- Information shown:
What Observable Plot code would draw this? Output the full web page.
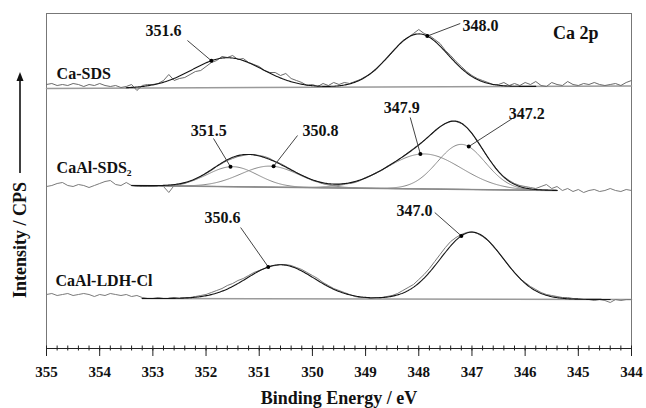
<!DOCTYPE html>
<html>
<head>
<meta charset="utf-8">
<script src="https://cdn.jsdelivr.net/npm/d3@7"></script>
<script src="https://cdn.jsdelivr.net/npm/@observablehq/plot@0.6"></script>
<style>
  html, body { margin: 0; padding: 0; background: #fff; }
</style>
</head>
<body>
<div id="chart"></div>
<script>
// Binding-energy grid of the scans: 355.0 -> 344.0 eV, 0.1 eV steps
const energies = d3.range(111).map(i => Math.round((355 - i * 0.1) * 10) / 10);

// Ca 2p counts, stacked with an offset per sample (arbitrary units)
const caSDS = [
  264,265,263,264,263,265,264,262,264,263,
  265,263,262,263,261,262,264,258,263,264,
  264,265,268,274,268,270,271,274,277,278,
  282,286,288,292,291,293,289,290,286,284,
  282,278,276,276,273,275,270,268,266,263,
  264,262,265,263,266,264,266,265,267,269,
  272,275,279,285,290,296,302,308,311,315,
  319,315,313,309,305,298,293,287,282,277,
  273,270,268,266,264,264,266,263,265,263,
  266,264,267,263,262,266,264,263,267,264,
  263,265,264,266,264,263,264,265,263,266,
  268
];
const caAlSDS2 = [
  162,163,165,166,163,162,164,163,161,163,
  165,167,168,164,163,166,163,162,162,162,
  162,163,162,156,163,164,165,167,169,172,
  175,178,182,185,188,190,192,193,194,194,
  193,192,190,187,185,182,179,176,173,171,
  168,167,165,164,163,164,165,165,166,168,
  171,173,176,178,182,185,188,192,196,200,
  204,208,213,218,222,225,227,227,225,221,
  215,207,199,191,184,177,172,168,165,163,
  162,161,160,162,164,160,162,158,160,157,
  159,156,158,159,157,158,160,158,157,159,
  158
];
const caAlLDHCl = [
  54,55,53,54,55,53,54,55,54,52,
  54,53,55,54,53,54,52,53,51,50,
  50,51,50,50,51,50,51,51,52,53,
  54,56,58,60,63,65,68,70,73,76,
  78,80,82,83,84,84,83,81,79,76,
  73,70,66,63,60,58,56,54,52,51,
  51,50,51,51,52,53,55,58,61,64,
  69,74,80,87,94,101,107,111,114,116,
  117,115,112,108,102,96,89,82,76,70,
  66,62,59,56,54,53,52,51,51,50,
  50,49,49,48,49,48,46,49,48,49,
  49
];

// Fitted components: centre (eV), height, Gaussian sigma (eV)
const caSDSCentres = [351.6, 348.0];
const caSDSHeights = [30, 53];
const caSDSSigmas = [0.66, 0.55];

const caAlSDS2Centres = [351.5, 350.8, 347.9, 347.2];
const caAlSDS2Heights = [20, 21, 35, 45];
const caAlSDS2Sigmas = [0.47, 0.55, 0.70, 0.45];

const caAlLDHClCentres = [350.6, 347.0];
const caAlLDHClHeights = [34, 67];
const caAlLDHClSigmas = [0.63, 0.59];

// Linear backgrounds: [eV, counts] end points
const caSDSBackground = [[355.0, 260], [344.0, 262.5]];
const caAlSDS2Background = [[353.4, 163], [345.4, 158]];
const caAlLDHClBackground = [[353.2, 50], [344.0, 49]];

const sampleNames = ["Ca-SDS", "CaAl-SDS\u2082", "CaAl-LDH-Cl"];
const majorTicks = [355, 354, 353, 352, 351, 350, 349, 348, 347, 346, 345, 344];

// ---- fit model helpers ----
function fitModel(background, centres, heights, sigmas) {
  const [[e0, b0], [e1, b1]] = background;
  const base = e => b0 + (b1 - b0) * (e - e0) / (e1 - e0);
  const peak = (i, e) => heights[i] * Math.exp(-((e - centres[i]) ** 2) / (2 * sigmas[i] ** 2));
  return {
    base,
    component: (i, e) => base(e) + peak(i, e),
    envelope: e => base(e) + d3.sum(centres, (_, i) => peak(i, e))
  };
}
function sampleCurve(from, to, f) {
  const n = 400;
  return d3.range(n + 1).map(k => {
    const e = from + (to - from) * k / n;
    return {e, v: f(e)};
  });
}
const rows = values => energies.map((e, i) => ({e, v: values[i]}));

const fitCaSDS = fitModel(caSDSBackground, caSDSCentres, caSDSHeights, caSDSSigmas);
const fitCaAlSDS2 = fitModel(caAlSDS2Background, caAlSDS2Centres, caAlSDS2Heights, caAlSDS2Sigmas);
const fitCaAlLDHCl = fitModel(caAlLDHClBackground, caAlLDHClCentres, caAlLDHClHeights, caAlLDHClSigmas);

// Peak call-outs: arrow tip sits on the curve a little off the labelled centre
const callouts = [
  {peak: caSDSCentres[0], curve: fitCaSDS.envelope, tipShift: 0.3, from: [352.35, 308], at: [352.80, 318]},
  {peak: caSDSCentres[1], curve: fitCaSDS.envelope, tipShift: -0.16, from: [347.22, 325], at: [346.84, 323]},
  {peak: caAlSDS2Centres[0], curve: e => fitCaAlSDS2.component(0, e), tipShift: 0.04, from: [351.86, 210], at: [351.95, 218]},
  {peak: caAlSDS2Centres[1], curve: e => fitCaAlSDS2.component(1, e), tipShift: -0.07, from: [350.28, 213], at: [349.85, 218]},
  {peak: caAlSDS2Centres[2], curve: e => fitCaAlSDS2.component(2, e), tipShift: 0.07, from: [348.16, 231], at: [348.32, 241]},
  {peak: caAlSDS2Centres[3], curve: e => fitCaAlSDS2.component(3, e), tipShift: -0.14, from: [346.24, 230], at: [345.97, 235]},
  {peak: caAlLDHClCentres[0], curve: fitCaAlLDHCl.envelope, tipShift: 0.23, from: [351.35, 121], at: [351.69, 131]},
  {peak: caAlLDHClCentres[1], curve: fitCaAlLDHCl.envelope, tipShift: 0.2, from: [347.70, 136], at: [348.08, 138]}
].map(c => {
  const tipE = c.peak + c.tipShift;
  return {label: c.peak.toFixed(1), x1: c.from[0], y1: c.from[1], x2: tipE, y2: c.curve(tipE), tx: c.at[0], ty: c.at[1]};
});

const nameLabels = [
  {text: sampleNames[0], e: 354.81, v: 275},
  {text: sampleNames[1], e: 354.81, v: 181},
  {text: sampleNames[2], e: 354.83, v: 68}
];

const minorTicks = d3.range(56).map(i => 344 + i * 0.2);

const serif = "'Liberation Serif', 'Times New Roman', serif";

const components = caAlSDS2Centres.map((c, i) =>
  sampleCurve(caAlSDS2Background[0][0], caAlSDS2Background[1][0], e => fitCaAlSDS2.component(i, e)));

const chart = Plot.plot({
  width: 646,
  height: 408,
  marginLeft: 46,
  marginRight: 15,
  marginTop: 13,
  marginBottom: 60,
  style: {fontFamily: serif, fontWeight: "bold", fontSize: "15px", color: "#111", background: "#fff"},
  x: {domain: [355, 344]},
  y: {domain: [0, 335], axis: null},
  marks: [
    Plot.frame({stroke: "#777", strokeWidth: 1}),
    // backgrounds
    Plot.line(caSDSBackground, {x: d => d[0], y: d => d[1], stroke: "#9a9a9a", strokeWidth: 1.5}),
    Plot.line(caAlSDS2Background, {x: d => d[0], y: d => d[1], stroke: "#9a9a9a", strokeWidth: 1.5}),
    Plot.line(caAlLDHClBackground, {x: d => d[0], y: d => d[1], stroke: "#9a9a9a", strokeWidth: 1.5}),
    // measured spectra
    Plot.line(rows(caSDS), {x: "e", y: "v", stroke: "#6a6a6a", strokeWidth: 1}),
    Plot.line(rows(caAlSDS2), {x: "e", y: "v", stroke: "#7a7a7a", strokeWidth: 1}),
    Plot.line(rows(caAlLDHCl), {x: "e", y: "v", stroke: "#7a7a7a", strokeWidth: 1}),
    // fitted components
    ...components.map(c => Plot.line(c, {x: "e", y: "v", stroke: "#8a8a8a", strokeWidth: 1})),
    // fitted envelopes
    Plot.line(sampleCurve(353.5, 345.8, fitCaSDS.envelope), {x: "e", y: "v", stroke: "#151515", strokeWidth: 1.1}),
    Plot.line(sampleCurve(353.4, 345.4, fitCaAlSDS2.envelope), {x: "e", y: "v", stroke: "#151515", strokeWidth: 1.1}),
    Plot.line(sampleCurve(353.2, 344.4, fitCaAlLDHCl.envelope), {x: "e", y: "v", stroke: "#151515", strokeWidth: 1.1}),
    // call-outs
    Plot.link(callouts, {x1: "x1", y1: "y1", x2: "x2", y2: "y2", stroke: "#444", strokeWidth: 1}),
    Plot.dot(callouts, {x: "x2", y: "y2", r: 2, fill: "#000", stroke: null}),
    Plot.text(callouts, {x: "tx", y: "ty", text: "label", fontSize: 16, fill: "#111"}),
    // sample names and panel title
    Plot.text(nameLabels, {x: "e", y: "v", text: "text", textAnchor: "start", fontSize: 16, fill: "#111"}),
    Plot.text(["Ca 2p"], {x: 345.05, y: 315, fontSize: 18, fill: "#111"}),
    // x axis
    Plot.ruleY([0], {stroke: "#222", strokeWidth: 1.2}),
    Plot.ruleX(minorTicks, {x: d => d, y1: -2.5, y2: 2.5, stroke: "#222", strokeWidth: 1}),
    Plot.axisX({ticks: majorTicks, tickSize: 8, tickPadding: 10, tickFormat: d => String(d), fontSize: 15, label: null, stroke: "#222"}),
    Plot.text(["Binding Energy / eV"], {frameAnchor: "bottom", lineAnchor: "middle", dy: 50, fontSize: 18, fill: "#111"}),
    // y axis title
    Plot.text(["Intensity / CPS"], {frameAnchor: "left", textAnchor: "middle", lineAnchor: "middle", dx: -26, dy: 59, rotate: -90, fontSize: 18, fill: "#111"})
  ]
});

// upward arrow beside the intensity title
const svg = d3.select(chart);
svg.append("line")
  .attr("x1", 20).attr("x2", 20).attr("y1", 173).attr("y2", 80)
  .attr("stroke", "#111").attr("stroke-width", 1.6);
svg.append("path")
  .attr("d", "M20,72 L16.5,81 L23.5,81 Z")
  .attr("fill", "#111");

document.getElementById("chart").appendChild(chart);
</script>
</body>
</html>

- Problem: Copy nothing but the lines from the first one in the listing through the line with "const energies = d3.range(111).map(i", and omit the pictures.

- Response to the task:
What Observable Plot code would draw this? Output the full web page.
<!DOCTYPE html>
<html>
<head>
<meta charset="utf-8">
<script src="https://cdn.jsdelivr.net/npm/d3@7"></script>
<script src="https://cdn.jsdelivr.net/npm/@observablehq/plot@0.6"></script>
<style>
  html, body { margin: 0; padding: 0; background: #fff; }
</style>
</head>
<body>
<div id="chart"></div>
<script>
// Binding-energy grid of the scans: 355.0 -> 344.0 eV, 0.1 eV steps
const energies = d3.range(111).map(i => Math.round((355 - i * 0.1) * 10) / 10);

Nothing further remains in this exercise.